WRITTEN EXERCISE = From the listing below, select every line where the word "this" appears.

SOURCE MATERIAL =
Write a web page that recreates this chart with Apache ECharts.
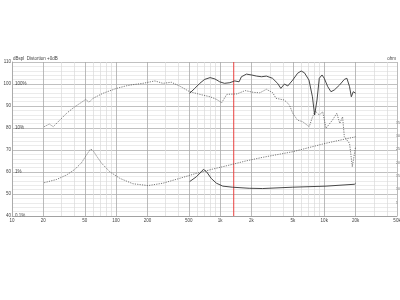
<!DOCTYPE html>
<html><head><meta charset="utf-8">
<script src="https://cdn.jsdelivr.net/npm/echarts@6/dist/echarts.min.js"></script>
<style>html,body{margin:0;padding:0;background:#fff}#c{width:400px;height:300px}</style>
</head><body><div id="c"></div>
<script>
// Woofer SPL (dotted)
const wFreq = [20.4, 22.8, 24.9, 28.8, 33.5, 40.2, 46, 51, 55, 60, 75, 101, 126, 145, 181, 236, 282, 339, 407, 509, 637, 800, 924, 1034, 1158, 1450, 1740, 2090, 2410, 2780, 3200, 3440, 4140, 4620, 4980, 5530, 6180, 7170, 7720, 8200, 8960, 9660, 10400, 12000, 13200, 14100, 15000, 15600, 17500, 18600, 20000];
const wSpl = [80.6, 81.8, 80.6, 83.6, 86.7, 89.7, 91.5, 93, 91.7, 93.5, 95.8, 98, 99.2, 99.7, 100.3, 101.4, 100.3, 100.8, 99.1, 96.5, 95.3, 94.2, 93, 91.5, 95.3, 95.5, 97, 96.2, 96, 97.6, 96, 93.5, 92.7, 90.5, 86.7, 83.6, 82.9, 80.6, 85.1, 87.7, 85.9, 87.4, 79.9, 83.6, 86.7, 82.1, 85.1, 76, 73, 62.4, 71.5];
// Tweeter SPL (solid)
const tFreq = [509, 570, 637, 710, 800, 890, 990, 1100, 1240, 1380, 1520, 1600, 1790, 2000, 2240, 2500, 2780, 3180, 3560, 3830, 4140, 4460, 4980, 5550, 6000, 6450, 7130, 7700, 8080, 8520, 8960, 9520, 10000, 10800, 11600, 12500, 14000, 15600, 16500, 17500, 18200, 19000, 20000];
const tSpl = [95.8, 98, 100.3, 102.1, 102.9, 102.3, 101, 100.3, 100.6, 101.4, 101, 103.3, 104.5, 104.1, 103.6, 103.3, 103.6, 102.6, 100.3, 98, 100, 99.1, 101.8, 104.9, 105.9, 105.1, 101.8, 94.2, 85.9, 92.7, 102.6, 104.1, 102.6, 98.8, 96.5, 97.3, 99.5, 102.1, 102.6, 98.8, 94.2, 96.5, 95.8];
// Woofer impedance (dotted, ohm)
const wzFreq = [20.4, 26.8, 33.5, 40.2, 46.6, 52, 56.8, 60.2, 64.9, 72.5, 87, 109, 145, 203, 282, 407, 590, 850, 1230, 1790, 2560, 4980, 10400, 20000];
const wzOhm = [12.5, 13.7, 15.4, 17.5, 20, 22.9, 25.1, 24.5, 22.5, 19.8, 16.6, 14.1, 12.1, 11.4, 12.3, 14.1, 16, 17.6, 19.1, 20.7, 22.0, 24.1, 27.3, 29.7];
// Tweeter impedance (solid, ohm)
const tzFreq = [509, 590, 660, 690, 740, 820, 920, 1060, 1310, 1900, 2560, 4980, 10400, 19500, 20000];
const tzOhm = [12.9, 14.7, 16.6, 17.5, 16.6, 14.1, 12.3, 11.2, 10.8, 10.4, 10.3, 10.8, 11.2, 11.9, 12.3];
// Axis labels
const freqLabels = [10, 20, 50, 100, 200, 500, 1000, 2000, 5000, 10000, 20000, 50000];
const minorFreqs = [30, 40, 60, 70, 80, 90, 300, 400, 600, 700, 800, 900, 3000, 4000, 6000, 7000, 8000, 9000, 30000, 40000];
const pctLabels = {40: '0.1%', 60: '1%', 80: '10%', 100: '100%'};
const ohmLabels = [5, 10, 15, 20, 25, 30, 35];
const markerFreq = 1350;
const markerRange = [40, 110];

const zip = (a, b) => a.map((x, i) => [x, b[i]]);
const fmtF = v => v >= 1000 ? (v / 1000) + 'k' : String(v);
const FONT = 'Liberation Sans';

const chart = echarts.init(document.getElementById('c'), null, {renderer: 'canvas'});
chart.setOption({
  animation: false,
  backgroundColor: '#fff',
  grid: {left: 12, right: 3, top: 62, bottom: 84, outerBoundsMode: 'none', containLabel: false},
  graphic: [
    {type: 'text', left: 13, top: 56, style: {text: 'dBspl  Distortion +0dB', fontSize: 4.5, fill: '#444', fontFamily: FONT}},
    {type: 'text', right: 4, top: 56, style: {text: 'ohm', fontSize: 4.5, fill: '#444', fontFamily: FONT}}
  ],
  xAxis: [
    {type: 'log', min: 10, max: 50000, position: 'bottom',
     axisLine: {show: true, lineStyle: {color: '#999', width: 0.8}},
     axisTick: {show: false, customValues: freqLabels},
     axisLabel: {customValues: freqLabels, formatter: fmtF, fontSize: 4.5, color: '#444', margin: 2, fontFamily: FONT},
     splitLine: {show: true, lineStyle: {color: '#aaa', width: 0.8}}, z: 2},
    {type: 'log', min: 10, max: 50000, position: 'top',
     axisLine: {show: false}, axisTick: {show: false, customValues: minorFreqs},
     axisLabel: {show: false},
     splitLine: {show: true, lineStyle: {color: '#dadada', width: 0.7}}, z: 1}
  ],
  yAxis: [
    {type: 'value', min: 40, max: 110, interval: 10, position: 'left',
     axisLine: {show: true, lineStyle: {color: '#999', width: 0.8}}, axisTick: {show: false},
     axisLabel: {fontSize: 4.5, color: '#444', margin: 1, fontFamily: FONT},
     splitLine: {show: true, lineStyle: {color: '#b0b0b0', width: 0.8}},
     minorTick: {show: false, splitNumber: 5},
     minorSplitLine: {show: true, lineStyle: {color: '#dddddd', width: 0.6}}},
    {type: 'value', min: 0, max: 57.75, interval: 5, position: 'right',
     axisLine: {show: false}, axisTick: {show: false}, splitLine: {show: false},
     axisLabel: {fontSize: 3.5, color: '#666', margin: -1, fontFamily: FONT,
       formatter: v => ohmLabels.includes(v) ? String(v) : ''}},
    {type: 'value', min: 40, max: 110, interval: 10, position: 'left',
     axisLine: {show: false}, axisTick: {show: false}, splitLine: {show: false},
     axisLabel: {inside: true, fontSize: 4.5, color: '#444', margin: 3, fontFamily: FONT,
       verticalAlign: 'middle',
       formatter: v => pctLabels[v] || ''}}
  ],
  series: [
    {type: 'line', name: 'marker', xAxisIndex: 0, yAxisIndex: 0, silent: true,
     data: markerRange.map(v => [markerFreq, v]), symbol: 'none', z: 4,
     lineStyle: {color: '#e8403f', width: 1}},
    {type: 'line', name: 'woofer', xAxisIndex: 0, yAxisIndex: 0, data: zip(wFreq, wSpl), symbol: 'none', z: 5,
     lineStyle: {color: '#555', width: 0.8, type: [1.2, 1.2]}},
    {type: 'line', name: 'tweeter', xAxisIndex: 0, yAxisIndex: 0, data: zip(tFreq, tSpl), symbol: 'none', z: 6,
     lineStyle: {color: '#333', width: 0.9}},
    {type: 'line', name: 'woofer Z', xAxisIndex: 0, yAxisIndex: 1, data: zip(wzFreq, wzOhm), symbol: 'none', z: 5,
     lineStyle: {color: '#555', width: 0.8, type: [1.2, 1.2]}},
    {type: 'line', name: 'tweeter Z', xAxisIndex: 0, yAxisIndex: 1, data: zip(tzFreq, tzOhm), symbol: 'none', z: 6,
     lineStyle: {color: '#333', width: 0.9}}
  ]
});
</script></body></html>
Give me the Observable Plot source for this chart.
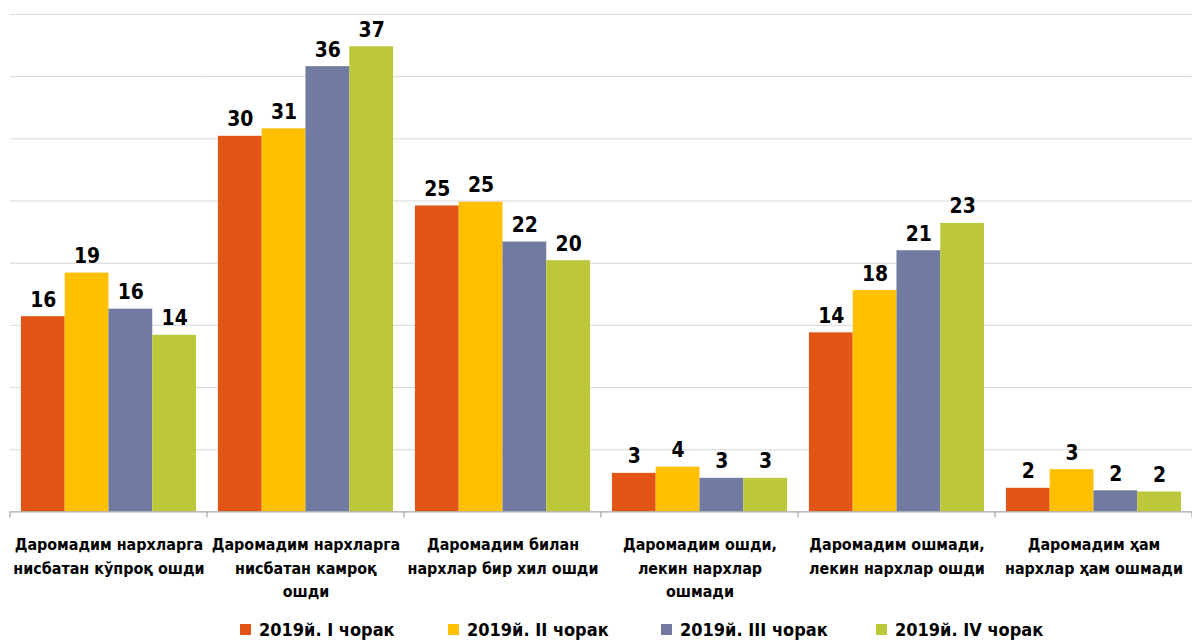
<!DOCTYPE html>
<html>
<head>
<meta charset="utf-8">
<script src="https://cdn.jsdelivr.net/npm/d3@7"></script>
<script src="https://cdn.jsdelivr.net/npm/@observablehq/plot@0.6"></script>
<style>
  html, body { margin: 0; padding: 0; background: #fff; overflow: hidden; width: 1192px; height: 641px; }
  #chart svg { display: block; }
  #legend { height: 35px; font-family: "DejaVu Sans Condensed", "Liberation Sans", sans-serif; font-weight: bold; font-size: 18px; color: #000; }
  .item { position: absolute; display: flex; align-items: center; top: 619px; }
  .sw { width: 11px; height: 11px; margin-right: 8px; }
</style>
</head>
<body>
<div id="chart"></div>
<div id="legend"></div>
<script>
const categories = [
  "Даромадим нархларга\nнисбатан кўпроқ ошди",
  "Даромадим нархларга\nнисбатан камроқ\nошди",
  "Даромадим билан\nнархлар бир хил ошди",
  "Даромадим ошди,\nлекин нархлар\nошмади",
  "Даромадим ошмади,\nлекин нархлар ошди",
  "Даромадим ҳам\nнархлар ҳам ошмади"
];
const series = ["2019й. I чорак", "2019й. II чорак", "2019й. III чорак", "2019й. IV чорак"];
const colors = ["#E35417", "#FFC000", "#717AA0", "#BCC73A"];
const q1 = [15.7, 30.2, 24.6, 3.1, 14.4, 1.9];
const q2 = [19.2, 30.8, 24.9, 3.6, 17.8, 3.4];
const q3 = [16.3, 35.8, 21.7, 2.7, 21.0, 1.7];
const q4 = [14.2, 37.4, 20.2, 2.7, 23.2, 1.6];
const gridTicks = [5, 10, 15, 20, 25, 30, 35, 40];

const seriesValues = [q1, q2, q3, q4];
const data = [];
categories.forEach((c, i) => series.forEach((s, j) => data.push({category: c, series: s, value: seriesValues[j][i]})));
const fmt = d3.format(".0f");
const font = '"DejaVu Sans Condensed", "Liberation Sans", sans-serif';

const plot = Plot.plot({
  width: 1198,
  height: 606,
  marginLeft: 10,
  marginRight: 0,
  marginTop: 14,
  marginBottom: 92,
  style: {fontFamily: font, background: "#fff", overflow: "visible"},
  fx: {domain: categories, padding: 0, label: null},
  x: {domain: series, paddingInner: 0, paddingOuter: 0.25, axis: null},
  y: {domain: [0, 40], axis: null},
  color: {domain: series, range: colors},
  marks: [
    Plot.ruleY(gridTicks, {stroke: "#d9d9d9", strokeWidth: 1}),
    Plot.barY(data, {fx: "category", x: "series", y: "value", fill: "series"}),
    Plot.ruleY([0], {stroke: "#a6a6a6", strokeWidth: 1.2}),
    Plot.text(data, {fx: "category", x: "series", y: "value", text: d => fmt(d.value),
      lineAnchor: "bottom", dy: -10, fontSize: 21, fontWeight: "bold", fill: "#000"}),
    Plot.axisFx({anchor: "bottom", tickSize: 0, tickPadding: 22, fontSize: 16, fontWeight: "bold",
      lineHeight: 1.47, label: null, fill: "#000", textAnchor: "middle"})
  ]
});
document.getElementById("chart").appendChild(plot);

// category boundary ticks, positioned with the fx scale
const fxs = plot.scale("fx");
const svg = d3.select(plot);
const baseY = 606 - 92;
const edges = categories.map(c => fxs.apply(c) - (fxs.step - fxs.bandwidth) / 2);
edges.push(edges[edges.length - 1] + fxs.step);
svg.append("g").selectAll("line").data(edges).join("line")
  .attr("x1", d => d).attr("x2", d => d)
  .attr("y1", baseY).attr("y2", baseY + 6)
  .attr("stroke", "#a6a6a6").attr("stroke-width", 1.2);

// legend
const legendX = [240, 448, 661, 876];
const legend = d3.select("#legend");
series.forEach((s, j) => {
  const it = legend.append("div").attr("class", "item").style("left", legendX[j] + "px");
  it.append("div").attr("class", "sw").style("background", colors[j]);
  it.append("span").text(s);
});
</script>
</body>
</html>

SOLVED EXERCISE =
Write a web page that recreates this chart with Apache ECharts.
Give me the Observable Plot source for this chart.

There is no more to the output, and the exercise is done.